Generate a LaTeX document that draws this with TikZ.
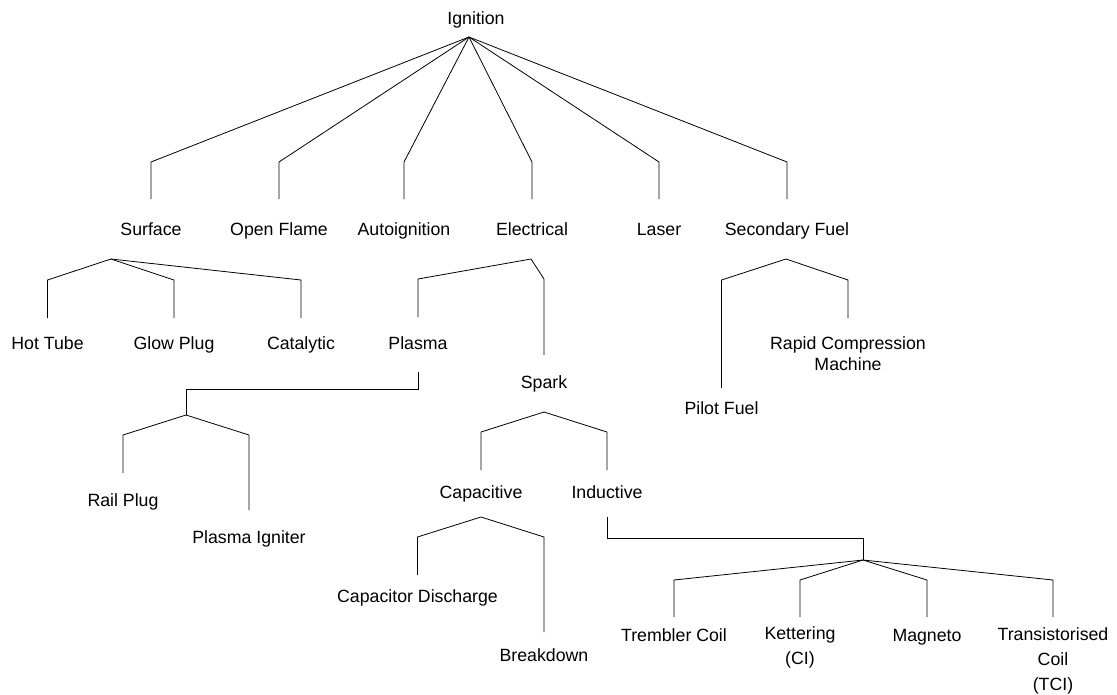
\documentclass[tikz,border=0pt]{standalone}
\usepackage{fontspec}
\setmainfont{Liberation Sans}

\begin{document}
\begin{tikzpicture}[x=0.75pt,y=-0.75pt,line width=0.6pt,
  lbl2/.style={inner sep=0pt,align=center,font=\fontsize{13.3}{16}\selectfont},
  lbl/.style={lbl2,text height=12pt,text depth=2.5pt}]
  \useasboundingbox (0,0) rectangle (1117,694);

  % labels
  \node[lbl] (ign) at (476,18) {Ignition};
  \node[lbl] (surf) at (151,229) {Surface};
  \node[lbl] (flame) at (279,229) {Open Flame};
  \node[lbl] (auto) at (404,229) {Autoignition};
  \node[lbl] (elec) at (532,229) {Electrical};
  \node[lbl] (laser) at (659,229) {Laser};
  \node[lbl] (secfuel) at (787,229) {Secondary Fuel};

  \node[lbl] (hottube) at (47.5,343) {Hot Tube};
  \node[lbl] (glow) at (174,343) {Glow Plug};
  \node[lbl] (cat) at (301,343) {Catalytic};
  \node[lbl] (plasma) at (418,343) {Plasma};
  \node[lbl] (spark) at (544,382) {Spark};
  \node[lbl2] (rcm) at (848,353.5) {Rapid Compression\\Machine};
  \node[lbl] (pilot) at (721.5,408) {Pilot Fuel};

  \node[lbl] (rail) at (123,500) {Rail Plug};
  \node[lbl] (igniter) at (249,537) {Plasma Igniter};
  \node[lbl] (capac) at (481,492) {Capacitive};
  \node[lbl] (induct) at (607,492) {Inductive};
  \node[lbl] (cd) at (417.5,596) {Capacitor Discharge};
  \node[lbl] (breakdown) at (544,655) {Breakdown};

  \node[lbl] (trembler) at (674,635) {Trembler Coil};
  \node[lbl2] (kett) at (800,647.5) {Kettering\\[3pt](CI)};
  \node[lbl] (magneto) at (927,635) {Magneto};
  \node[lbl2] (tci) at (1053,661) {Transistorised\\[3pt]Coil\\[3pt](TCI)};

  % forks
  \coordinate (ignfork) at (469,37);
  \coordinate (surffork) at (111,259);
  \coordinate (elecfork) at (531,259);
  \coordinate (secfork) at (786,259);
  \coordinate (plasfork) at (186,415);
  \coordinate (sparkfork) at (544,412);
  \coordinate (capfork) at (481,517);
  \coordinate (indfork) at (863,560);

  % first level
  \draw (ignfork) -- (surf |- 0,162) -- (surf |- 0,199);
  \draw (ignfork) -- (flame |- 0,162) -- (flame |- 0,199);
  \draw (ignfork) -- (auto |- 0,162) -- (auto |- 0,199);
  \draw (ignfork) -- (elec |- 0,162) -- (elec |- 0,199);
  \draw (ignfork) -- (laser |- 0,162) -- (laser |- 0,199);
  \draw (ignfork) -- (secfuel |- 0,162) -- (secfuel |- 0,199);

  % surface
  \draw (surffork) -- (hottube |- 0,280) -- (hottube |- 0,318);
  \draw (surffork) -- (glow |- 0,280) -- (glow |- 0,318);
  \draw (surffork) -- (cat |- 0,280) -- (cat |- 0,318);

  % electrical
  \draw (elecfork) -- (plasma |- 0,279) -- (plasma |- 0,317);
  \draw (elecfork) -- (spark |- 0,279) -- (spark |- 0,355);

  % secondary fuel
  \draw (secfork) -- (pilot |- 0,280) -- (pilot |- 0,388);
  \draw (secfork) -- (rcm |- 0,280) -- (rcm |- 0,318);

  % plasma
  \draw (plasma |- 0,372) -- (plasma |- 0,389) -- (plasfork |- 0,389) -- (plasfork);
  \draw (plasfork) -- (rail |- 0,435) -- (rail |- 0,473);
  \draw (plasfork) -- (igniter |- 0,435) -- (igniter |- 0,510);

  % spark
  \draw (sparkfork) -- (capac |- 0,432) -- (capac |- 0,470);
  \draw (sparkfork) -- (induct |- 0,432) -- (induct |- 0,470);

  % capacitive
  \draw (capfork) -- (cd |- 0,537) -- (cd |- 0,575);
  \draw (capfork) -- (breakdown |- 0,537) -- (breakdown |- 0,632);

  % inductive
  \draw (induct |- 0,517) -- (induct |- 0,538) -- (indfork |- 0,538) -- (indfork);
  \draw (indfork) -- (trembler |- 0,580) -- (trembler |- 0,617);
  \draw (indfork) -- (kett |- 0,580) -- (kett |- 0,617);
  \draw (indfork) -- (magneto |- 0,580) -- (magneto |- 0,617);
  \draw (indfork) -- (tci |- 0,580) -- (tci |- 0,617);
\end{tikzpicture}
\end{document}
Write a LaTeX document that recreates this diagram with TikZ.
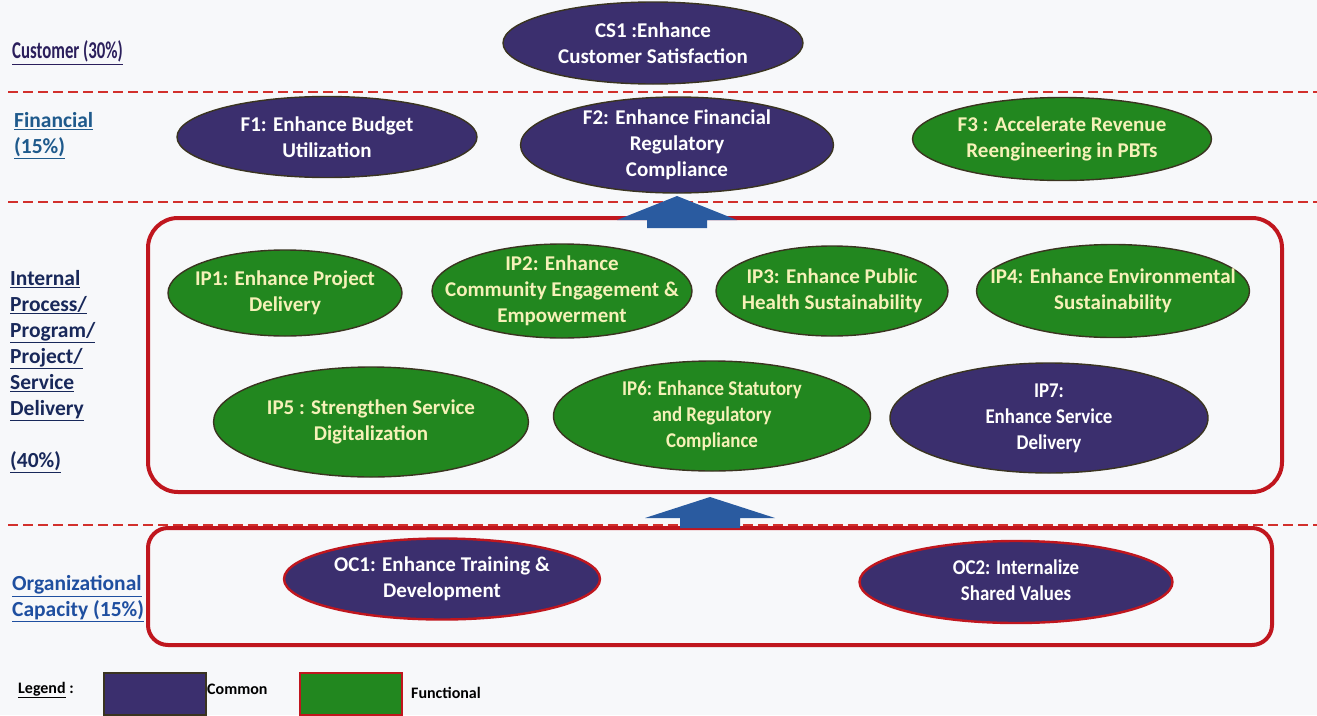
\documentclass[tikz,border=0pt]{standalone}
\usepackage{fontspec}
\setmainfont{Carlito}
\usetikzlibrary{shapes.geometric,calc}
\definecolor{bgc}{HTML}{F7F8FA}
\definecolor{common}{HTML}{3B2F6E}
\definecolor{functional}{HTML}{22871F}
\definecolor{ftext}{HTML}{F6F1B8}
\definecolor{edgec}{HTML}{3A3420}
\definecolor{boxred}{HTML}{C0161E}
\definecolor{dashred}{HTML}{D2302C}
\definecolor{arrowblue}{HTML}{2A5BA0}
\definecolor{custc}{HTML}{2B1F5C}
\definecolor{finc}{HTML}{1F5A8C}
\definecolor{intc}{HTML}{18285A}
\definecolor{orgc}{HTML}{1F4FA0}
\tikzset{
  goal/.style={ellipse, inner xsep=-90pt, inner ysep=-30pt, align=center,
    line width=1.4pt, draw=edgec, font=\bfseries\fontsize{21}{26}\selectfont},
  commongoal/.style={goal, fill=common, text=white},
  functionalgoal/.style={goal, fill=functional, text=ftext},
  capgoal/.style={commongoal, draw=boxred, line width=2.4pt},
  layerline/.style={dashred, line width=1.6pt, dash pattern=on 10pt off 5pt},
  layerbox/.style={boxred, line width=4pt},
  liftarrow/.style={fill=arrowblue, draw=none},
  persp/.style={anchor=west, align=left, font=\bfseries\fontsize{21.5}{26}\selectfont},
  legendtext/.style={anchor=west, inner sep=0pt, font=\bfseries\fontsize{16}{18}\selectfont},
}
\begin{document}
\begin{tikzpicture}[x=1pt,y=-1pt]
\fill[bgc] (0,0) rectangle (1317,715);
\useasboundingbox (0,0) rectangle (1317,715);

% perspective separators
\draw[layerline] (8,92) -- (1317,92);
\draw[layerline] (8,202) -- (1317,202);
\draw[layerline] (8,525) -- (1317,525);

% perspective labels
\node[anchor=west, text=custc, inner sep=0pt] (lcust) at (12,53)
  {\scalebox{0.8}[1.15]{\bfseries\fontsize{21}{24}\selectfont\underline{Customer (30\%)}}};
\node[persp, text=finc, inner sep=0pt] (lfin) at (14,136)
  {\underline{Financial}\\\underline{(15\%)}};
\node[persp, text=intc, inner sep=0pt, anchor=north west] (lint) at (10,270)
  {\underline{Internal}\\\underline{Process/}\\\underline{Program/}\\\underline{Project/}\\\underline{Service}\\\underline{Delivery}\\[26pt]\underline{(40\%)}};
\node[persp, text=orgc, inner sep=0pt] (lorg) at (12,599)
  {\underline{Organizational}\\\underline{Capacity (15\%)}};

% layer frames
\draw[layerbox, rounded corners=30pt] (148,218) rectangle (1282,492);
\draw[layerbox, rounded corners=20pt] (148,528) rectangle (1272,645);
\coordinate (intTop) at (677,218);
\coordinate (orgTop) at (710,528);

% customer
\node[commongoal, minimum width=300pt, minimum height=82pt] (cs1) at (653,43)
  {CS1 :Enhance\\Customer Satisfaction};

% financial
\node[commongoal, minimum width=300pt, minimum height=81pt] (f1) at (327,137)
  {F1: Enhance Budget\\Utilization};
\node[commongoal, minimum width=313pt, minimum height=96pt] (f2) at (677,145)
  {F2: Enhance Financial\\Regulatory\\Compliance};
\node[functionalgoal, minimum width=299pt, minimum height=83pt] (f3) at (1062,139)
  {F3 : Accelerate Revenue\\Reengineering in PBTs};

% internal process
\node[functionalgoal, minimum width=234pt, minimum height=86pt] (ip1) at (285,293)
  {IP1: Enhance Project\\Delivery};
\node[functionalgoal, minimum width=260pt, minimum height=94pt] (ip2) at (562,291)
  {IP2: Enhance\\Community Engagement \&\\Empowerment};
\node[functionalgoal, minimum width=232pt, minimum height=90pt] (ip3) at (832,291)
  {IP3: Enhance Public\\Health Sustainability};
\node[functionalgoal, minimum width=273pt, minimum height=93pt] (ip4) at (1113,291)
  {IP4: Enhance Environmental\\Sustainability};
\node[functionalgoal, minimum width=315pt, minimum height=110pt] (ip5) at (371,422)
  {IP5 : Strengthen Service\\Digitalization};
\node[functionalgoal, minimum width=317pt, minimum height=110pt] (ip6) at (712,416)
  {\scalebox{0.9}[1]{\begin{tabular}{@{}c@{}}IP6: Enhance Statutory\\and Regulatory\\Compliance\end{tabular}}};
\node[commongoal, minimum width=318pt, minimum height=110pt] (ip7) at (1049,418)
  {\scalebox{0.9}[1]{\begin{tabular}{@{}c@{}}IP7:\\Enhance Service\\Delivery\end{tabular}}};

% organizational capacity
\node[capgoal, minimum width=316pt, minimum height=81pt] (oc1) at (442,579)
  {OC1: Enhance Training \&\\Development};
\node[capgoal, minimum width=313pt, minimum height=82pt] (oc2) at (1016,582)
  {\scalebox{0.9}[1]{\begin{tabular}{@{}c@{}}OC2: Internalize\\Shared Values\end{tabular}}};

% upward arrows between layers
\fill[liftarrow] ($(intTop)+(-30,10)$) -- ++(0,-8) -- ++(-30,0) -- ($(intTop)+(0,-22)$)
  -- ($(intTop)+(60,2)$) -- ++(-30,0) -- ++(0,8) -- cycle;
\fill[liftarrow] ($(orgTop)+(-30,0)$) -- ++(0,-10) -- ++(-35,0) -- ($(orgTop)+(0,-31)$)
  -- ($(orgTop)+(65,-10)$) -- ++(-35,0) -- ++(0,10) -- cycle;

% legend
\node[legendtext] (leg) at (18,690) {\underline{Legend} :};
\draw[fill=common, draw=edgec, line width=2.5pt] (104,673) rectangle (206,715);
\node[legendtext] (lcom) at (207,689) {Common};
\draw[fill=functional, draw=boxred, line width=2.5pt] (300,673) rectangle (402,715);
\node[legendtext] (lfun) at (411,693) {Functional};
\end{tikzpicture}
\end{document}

## TASK INSTRUCTIONS
Your task is to repeat the opening line of the entries above and each line after it, ending with the line that has "(pilot) at (721.5,408)". Do not include the pictures.

## OUTPUT OF THE TASK
Generate a LaTeX document that draws this with TikZ.
\documentclass[tikz,border=0pt]{standalone}
\usepackage{fontspec}
\setmainfont{Liberation Sans}

\begin{document}
\begin{tikzpicture}[x=0.75pt,y=-0.75pt,line width=0.6pt,
  lbl2/.style={inner sep=0pt,align=center,font=\fontsize{13.3}{16}\selectfont},
  lbl/.style={lbl2,text height=12pt,text depth=2.5pt}]
  \useasboundingbox (0,0) rectangle (1117,694);

  % labels
  \node[lbl] (ign) at (476,18) {Ignition};
  \node[lbl] (surf) at (151,229) {Surface};
  \node[lbl] (flame) at (279,229) {Open Flame};
  \node[lbl] (auto) at (404,229) {Autoignition};
  \node[lbl] (elec) at (532,229) {Electrical};
  \node[lbl] (laser) at (659,229) {Laser};
  \node[lbl] (secfuel) at (787,229) {Secondary Fuel};

  \node[lbl] (hottube) at (47.5,343) {Hot Tube};
  \node[lbl] (glow) at (174,343) {Glow Plug};
  \node[lbl] (cat) at (301,343) {Catalytic};
  \node[lbl] (plasma) at (418,343) {Plasma};
  \node[lbl] (spark) at (544,382) {Spark};
  \node[lbl2] (rcm) at (848,353.5) {Rapid Compression\\Machine};
  \node[lbl] (pilot) at (721.5,408) {Pilot Fuel};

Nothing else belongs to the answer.